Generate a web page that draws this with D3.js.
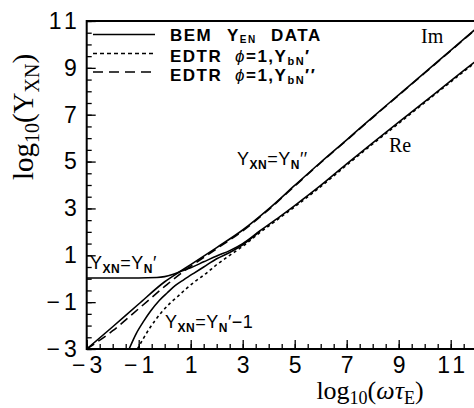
<!DOCTYPE html>
<html>
<head>
<meta charset="utf-8">
<script src="https://cdn.jsdelivr.net/npm/d3@7"></script>
<style>
  body { margin: 0; background: #fff; }
  .tick text { font-family: "Liberation Sans", Arial, sans-serif; font-size: 23px; letter-spacing: 4px; fill: #000; }
</style>
</head>
<body>
<div id="chart"></div>
<script>
// Values: x = log10(w tau_E), y = log10(Y_XN)
// BEM data, imaginary part (Y_XN = Y_N'')
var imX = [-3, -2, -1, 0, 0.65, 1, 2, 3, 4, 5, 6, 7, 8, 9, 10, 11, 12];
var imY = [-3, -2.05, -1.08, -0.13, 0.35, 0.6, 1.33, 2.08, 2.98, 3.98, 4.97, 5.93, 6.9, 7.85, 8.8, 9.75, 10.7];
// BEM data, real part (Y_XN = Y_N')
var reX = [-3, -1, -0.3, 0, 0.3, 0.65, 1, 1.5, 2, 2.5, 3, 3.67, 4.43, 5, 6, 7, 8, 9, 10, 11, 12];
var reY = [0.03, 0.03, 0.05, 0.09, 0.18, 0.33, 0.47, 0.72, 0.97, 1.2, 1.5, 2.05, 2.65, 3.12, 3.98, 4.9, 5.8, 6.68, 7.56, 8.44, 9.32];
// BEM data, Y_XN = Y_N' - 1
var nm1X = [-1.37, -1.1, -0.8, -0.54, -0.2, 0.1, 0.4, 0.74, 1.1, 1.5, 2, 2.5, 3, 3.67];
var nm1Y = [-3, -2.35, -1.8, -1.38, -0.92, -0.6, -0.3, -0.04, 0.22, 0.5, 0.85, 1.12, 1.45, 2.03];
// EDTR phi=1, Y_bN' (dotted)
var dotX = [-1.05, -0.6, -0.15, 0.2, 0.49, 0.8, 1.13, 1.62, 2, 2.5, 3, 3.67, 4.43, 5, 6, 7, 8, 9, 10, 11, 12];
var dotY = [-3, -2.15, -1.47, -1.05, -0.77, -0.45, -0.15, 0.25, 0.6, 1.0, 1.38, 1.98, 2.6, 3.07, 3.93, 4.85, 5.75, 6.63, 7.52, 8.4, 9.28];
// EDTR phi=1, Y_bN'' (dashed)
var dashX = [-3, -2, -1, 0, 0.65, 1, 2, 3, 4, 5, 6, 7, 8, 9, 10, 11, 12];
var dashY = [-3, -2.22, -1.28, -0.33, 0.25, 0.53, 1.28, 2.04, 2.95, 3.95, 4.95, 5.91, 6.88, 7.83, 8.78, 9.73, 10.68];

// axis ticks
var majorTicks = [-3, -1, 1, 3, 5, 7, 9, 11];
var minorStep = 0.5;

var width = 474, height = 408;
var plot = { left: 86.7, top: 21, right: 476.7, bottom: 349 };

var svg = d3.select("#chart")
    .append("svg")
    .attr("width", width)
    .attr("height", height);

var x = d3.scaleLinear().domain([-3, 12]).range([plot.left, plot.right]);
var y = d3.scaleLinear().domain([-3, 11]).range([plot.bottom, plot.top]);

var minorTicks = d3.range(-3, 12.001, minorStep);
var fmt = d => d < 0 ? "\u2212" + Math.abs(d) : d;

// x axis: minor then major ticks (inward)
svg.append("g")
    .attr("transform", "translate(0," + plot.bottom + ")")
    .call(d3.axisBottom(x).tickValues(minorTicks).tickSize(-5).tickFormat(""))
    .call(g => g.select(".domain").remove());
svg.append("g")
    .attr("transform", "translate(0," + plot.bottom + ")")
    .call(d3.axisBottom(x).tickValues(majorTicks).tickSize(-9).tickPadding(8).tickFormat(fmt))
    .call(g => g.select(".domain").remove())
    .selectAll("text").attr("dx", "2px");

// y axis
svg.append("g")
    .attr("transform", "translate(" + plot.left + ",0)")
    .call(d3.axisLeft(y).tickValues(d3.range(-3, 11.001, minorStep)).tickSize(-5).tickFormat(""))
    .call(g => g.select(".domain").remove());
svg.append("g")
    .attr("transform", "translate(" + plot.left + ",0)")
    .call(d3.axisLeft(y).tickValues(majorTicks).tickSize(-9).tickPadding(6).tickFormat(fmt))
    .call(g => g.select(".domain").remove());

svg.selectAll(".tick line").attr("stroke", "#000").attr("stroke-width", 1.3);

// frame (left, top, bottom)
svg.append("path")
    .attr("d", "M" + width + "," + plot.top + "H" + plot.left + "V" + plot.bottom + "H" + width)
    .attr("fill", "none")
    .attr("stroke", "#000")
    .attr("stroke-width", 2);

// clip for curves
svg.append("defs").append("clipPath").attr("id", "clip")
    .append("rect")
    .attr("x", plot.left).attr("y", plot.top)
    .attr("width", width - plot.left).attr("height", plot.bottom - plot.top);

var line = d3.line()
    .x(d => x(d[0]))
    .y(d => y(d[1]))
    .curve(d3.curveMonotoneX);

var series = [
    { xs: reX, ys: reY, dash: null },
    { xs: imX, ys: imY, dash: null },
    { xs: nm1X, ys: nm1Y, dash: null },
    { xs: dotX, ys: dotY, dash: "3,3" },
    { xs: dashX, ys: dashY, dash: "9,5" }
];

svg.append("g").attr("clip-path", "url(#clip)")
    .selectAll("path")
    .data(series)
    .enter().append("path")
    .attr("d", s => line(s.xs.map((v, i) => [v, s.ys[i]])))
    .attr("fill", "none")
    .attr("stroke", "#000")
    .attr("stroke-width", 1.6)
    .attr("stroke-dasharray", s => s.dash);

// legend
var legend = svg.append("g")
    .style("font-family", "'Liberation Sans', Arial, sans-serif")
    .style("font-weight", "bold")
    .style("font-size", "17px")
    .style("letter-spacing", "1.5px");
var legRows = [
    { yy: 34.5, dash: null },
    { yy: 53.5, dash: "4,3" },
    { yy: 72, dash: "10,6" }
];
legend.selectAll("line").data(legRows).enter().append("line")
    .attr("x1", 93).attr("x2", 155)
    .attr("y1", d => d.yy).attr("y2", d => d.yy)
    .attr("stroke", "#000").attr("stroke-width", 1.6)
    .attr("stroke-dasharray", d => d.dash);

var t1 = legend.append("text").attr("x", 170).attr("y", 41);
t1.append("tspan").text("BEM");
t1.append("tspan").attr("x", 227).text("Y");
t1.append("tspan").attr("dy", 2).style("font-size", "10px").text("EN");
t1.append("tspan").attr("x", 271).attr("dy", -2).text("DATA");

["\u2032", "\u2032\u2032"].forEach(function (p, i) {
    var t = legend.append("text").attr("x", 170).attr("y", 62 + i * 19);
    t.append("tspan").text("EDTR");
    t.append("tspan").attr("x", 235).style("font-weight", "normal").style("font-style", "italic").text("\u03d5");
    t.append("tspan").text("=1,Y");
    t.append("tspan").attr("dy", 3).style("font-size", "11px").text("bN");
    t.append("tspan").attr("dy", -3).text(p);
});

// curve annotations
function yLabel(x0, y0, rhs) {
    var t = svg.append("text").attr("x", x0).attr("y", y0)
        .style("font-family", "'Liberation Sans', Arial, sans-serif")
        .style("font-size", "18px")
        .style("letter-spacing", "0.5px");
    t.append("tspan").text("Y");
    t.append("tspan").attr("dy", 4).style("font-size", "12px").style("font-weight", "bold").text("XN");
    t.append("tspan").attr("dy", -4).text("=Y");
    t.append("tspan").attr("dy", 4).style("font-size", "12px").style("font-weight", "bold").text("N");
    t.append("tspan").attr("dy", -4).text(rhs);
}
yLabel(90, 269, "\u2032");
yLabel(237, 165, "\u2032\u2032");
yLabel(165, 328, "\u2032\u22121");

svg.append("text").attr("x", 421).attr("y", 43)
    .style("font-family", "'Liberation Serif', serif").style("font-size", "20px").text("Im");
svg.append("text").attr("x", 389).attr("y", 152)
    .style("font-family", "'Liberation Serif', serif").style("font-size", "20px").text("Re");

// axis titles
var xt = svg.append("text")
    .attr("x", 370).attr("y", 399)
    .attr("text-anchor", "middle")
    .style("font-family", "'Liberation Serif', serif")
    .style("font-size", "26px");
xt.append("tspan").text("log");
xt.append("tspan").attr("dy", 5).style("font-size", "18px").text("10");
xt.append("tspan").attr("dy", -5).text("(");
xt.append("tspan").style("font-style", "italic").text("\u03c9\u03c4");
xt.append("tspan").attr("dy", 5).style("font-size", "18px").text("E");
xt.append("tspan").attr("dy", -5).text(")");

var yt = svg.append("text")
    .attr("transform", "translate(33,117) rotate(-90)")
    .attr("text-anchor", "middle")
    .style("font-family", "'Liberation Serif', serif")
    .style("font-size", "29px");
yt.append("tspan").text("log");
yt.append("tspan").attr("dy", 6).style("font-size", "20px").text("10");
yt.append("tspan").attr("dy", -6).text("(Y");
yt.append("tspan").attr("dy", 6).style("font-size", "20px").text("XN");
yt.append("tspan").attr("dy", -6).text(")");
</script>
</body>
</html>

────────────────────────────────────────

THE REQUEST >> Begin at the first line of the data above and repeat each line exactly, stopping after the line containing "476.7, bottom: 349". Omit the pictures.

COMPLETE RESPONSE >>
Generate a web page that draws this with D3.js.
<!DOCTYPE html>
<html>
<head>
<meta charset="utf-8">
<script src="https://cdn.jsdelivr.net/npm/d3@7"></script>
<style>
  body { margin: 0; background: #fff; }
  .tick text { font-family: "Liberation Sans", Arial, sans-serif; font-size: 23px; letter-spacing: 4px; fill: #000; }
</style>
</head>
<body>
<div id="chart"></div>
<script>
// Values: x = log10(w tau_E), y = log10(Y_XN)
// BEM data, imaginary part (Y_XN = Y_N'')
var imX = [-3, -2, -1, 0, 0.65, 1, 2, 3, 4, 5, 6, 7, 8, 9, 10, 11, 12];
var imY = [-3, -2.05, -1.08, -0.13, 0.35, 0.6, 1.33, 2.08, 2.98, 3.98, 4.97, 5.93, 6.9, 7.85, 8.8, 9.75, 10.7];
// BEM data, real part (Y_XN = Y_N')
var reX = [-3, -1, -0.3, 0, 0.3, 0.65, 1, 1.5, 2, 2.5, 3, 3.67, 4.43, 5, 6, 7, 8, 9, 10, 11, 12];
var reY = [0.03, 0.03, 0.05, 0.09, 0.18, 0.33, 0.47, 0.72, 0.97, 1.2, 1.5, 2.05, 2.65, 3.12, 3.98, 4.9, 5.8, 6.68, 7.56, 8.44, 9.32];
// BEM data, Y_XN = Y_N' - 1
var nm1X = [-1.37, -1.1, -0.8, -0.54, -0.2, 0.1, 0.4, 0.74, 1.1, 1.5, 2, 2.5, 3, 3.67];
var nm1Y = [-3, -2.35, -1.8, -1.38, -0.92, -0.6, -0.3, -0.04, 0.22, 0.5, 0.85, 1.12, 1.45, 2.03];
// EDTR phi=1, Y_bN' (dotted)
var dotX = [-1.05, -0.6, -0.15, 0.2, 0.49, 0.8, 1.13, 1.62, 2, 2.5, 3, 3.67, 4.43, 5, 6, 7, 8, 9, 10, 11, 12];
var dotY = [-3, -2.15, -1.47, -1.05, -0.77, -0.45, -0.15, 0.25, 0.6, 1.0, 1.38, 1.98, 2.6, 3.07, 3.93, 4.85, 5.75, 6.63, 7.52, 8.4, 9.28];
// EDTR phi=1, Y_bN'' (dashed)
var dashX = [-3, -2, -1, 0, 0.65, 1, 2, 3, 4, 5, 6, 7, 8, 9, 10, 11, 12];
var dashY = [-3, -2.22, -1.28, -0.33, 0.25, 0.53, 1.28, 2.04, 2.95, 3.95, 4.95, 5.91, 6.88, 7.83, 8.78, 9.73, 10.68];

// axis ticks
var majorTicks = [-3, -1, 1, 3, 5, 7, 9, 11];
var minorStep = 0.5;

var width = 474, height = 408;
var plot = { left: 86.7, top: 21, right: 476.7, bottom: 349 };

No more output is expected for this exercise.